Parameter-Efficient Interventions for Enhanced Model Merging
Marcin Osial, Daniel Marczak, Bartosz Zieliński
TL;DR
The paper addresses representation bias in post-hoc multi-task model merging by introducing IntervMerge, which injects task-specific refinements across transformer blocks via lightweight adapters \Phi_b^t and a бюджет-friendly mini-intervention mechanism. Building on a post-merge baseline (e.g., AdaMerging, Surgery), IntervMerge leverages low-rank projections (W_1, W_2) with rank r to adjust representations at multiple depths, improving stability and cross-task alignment while reducing parameter overhead.
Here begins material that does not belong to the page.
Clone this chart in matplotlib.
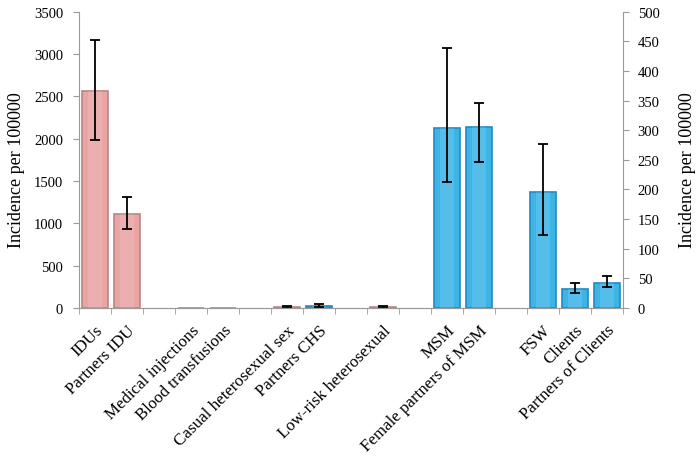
import numpy as np
import matplotlib
matplotlib.use("Agg")
import matplotlib.pyplot as plt

plt.rcParams['font.family'] = ['Liberation Serif', 'DejaVu Serif']

categories = ["IDUs", "Partners IDU", "", "Medical injections", "Blood transfusions", "",
              "Casual heterosexual sex", "Partners CHS", "", "Low-risk heterosexual", "",
              "MSM", "Female partners of MSM", "", "FSW", "Clients", "Partners of Clients"]
nan = np.nan
# left axis (pink) series
left_vals = [2565, 1113, nan, 2, 2, nan, 14, nan, nan, 14, nan, nan, nan, nan, nan, nan, nan]
left_lo   = [1985, 935, nan, nan, nan, nan, 5, nan, nan, 5, nan, nan, nan, nan, nan, nan, nan]
left_hi   = [3165, 1306, nan, nan, nan, nan, 28, nan, nan, 28, nan, nan, nan, nan, nan, nan, nan]
# right axis (blue) series
right_vals = [nan, nan, nan, nan, nan, nan, nan, 3, nan, nan, nan, 304, 305, nan, 195, 32, 43]
right_lo   = [nan, nan, nan, nan, nan, nan, nan, 1, nan, nan, nan, 213, 246, nan, 123, 25, 35]
right_hi   = [nan, nan, nan, nan, nan, nan, nan, 6, nan, nan, nan, 438, 346, nan, 276, 43, 54]

pink_face, pink_edge = "#E9A4A4", "#B98585"
blue_face, blue_edge = "#3DB4E6", "#2389C0"
spine_col = "#9A9A9A"

fig = plt.figure(figsize=(6.99, 4.64), dpi=100)
ax = fig.add_axes([79/699, 1-309/464, (623-79)/699, (309-12.7)/464])
ax2 = ax.twinx()

x = np.arange(len(categories))
w = 0.84

def draw(axis, vals, lo, hi, face, edge):
    vals = np.array(vals, float); lo = np.array(lo, float); hi = np.array(hi, float)
    m = ~np.isnan(vals)
    axis.bar(x[m], vals[m], width=w, color=face, edgecolor=edge, linewidth=1.2, zorder=2)
    # glossy highlight
    axis.bar(x[m], vals[m], width=w*0.55, color="white", alpha=0.12, linewidth=0, zorder=3)
    e = m & ~np.isnan(lo)
    axis.errorbar(x[e], vals[e], yerr=[vals[e]-lo[e], hi[e]-vals[e]], fmt='none',
                  ecolor='black', elinewidth=1.3, capsize=3.5, capthick=1.3, zorder=4)

draw(ax, left_vals, left_lo, left_hi, pink_face, pink_edge)
draw(ax2, right_vals, right_lo, right_hi, blue_face, blue_edge)

ax.set_xlim(-0.5, len(categories)-0.5)
ax.set_ylim(0, 3500)
ax.set_yticks(np.arange(0, 3501, 500))
ax2.set_ylim(0, 500)
ax2.set_yticks(np.arange(0, 501, 50))

ax.set_xticks(x)
ax.set_xticklabels(categories, rotation=45, ha='right', va='top', rotation_mode='anchor', fontsize=12.2)
ax.set_xticks(np.arange(-0.5, len(categories), 1.0), minor=True)
ax.tick_params(axis='x', which='major', length=0, pad=10)
ax.tick_params(axis='x', which='minor', length=4, color=spine_col, direction='out')

for a in (ax, ax2):
    a.spines['top'].set_visible(False)
    for s in ('left', 'right', 'bottom'):
        a.spines[s].set_color(spine_col)
    a.tick_params(axis='y', length=4, color=spine_col, labelsize=10.5)
ax.tick_params(axis='y', pad=7.5)
ax2.tick_params(axis='y', pad=6.5)
ax2.spines['left'].set_visible(False)
ax.spines['right'].set_visible(False)

ax.set_ylabel("Incidence per 100000", fontsize=13)
ax2.set_ylabel("Incidence per 100000", fontsize=13)
ax.yaxis.set_label_coords(-0.1, 0.47)
ax2.yaxis.set_label_coords(1.103, 0.47)

fig.savefig("out.png", dpi=100)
The approach is evaluated on eight diverse image classification datasets using ViT backbones, with analyses of token/block placement, intervention rank, and data-availability, showing substantial gains over state-of-the-art methods and demonstrating strong parameter efficiency. The results suggest that distributing small, task-specific edits throughout the network yields robust bias mitigation and practical benefits for real-world continual merging scenarios.
Abstract
Model merging combines knowledge from task-specific models into a unified multi-task model to avoid joint training on all task data. However, current methods face challenges due to representation bias, which can interfere with tasks performance. As a remedy, we propose IntervMerge, a novel approach to multi-task model merging that effectively mitigates representation bias across the model using taskspecific interventions. To further enhance its efficiency, we introduce mini-interventions, which modify only part of the representation, thereby reducing the additional parameters without compromising performance. Experimental results demonstrate that IntervMerge consistently outperforms the state-of-the-art approaches using fewer parameters.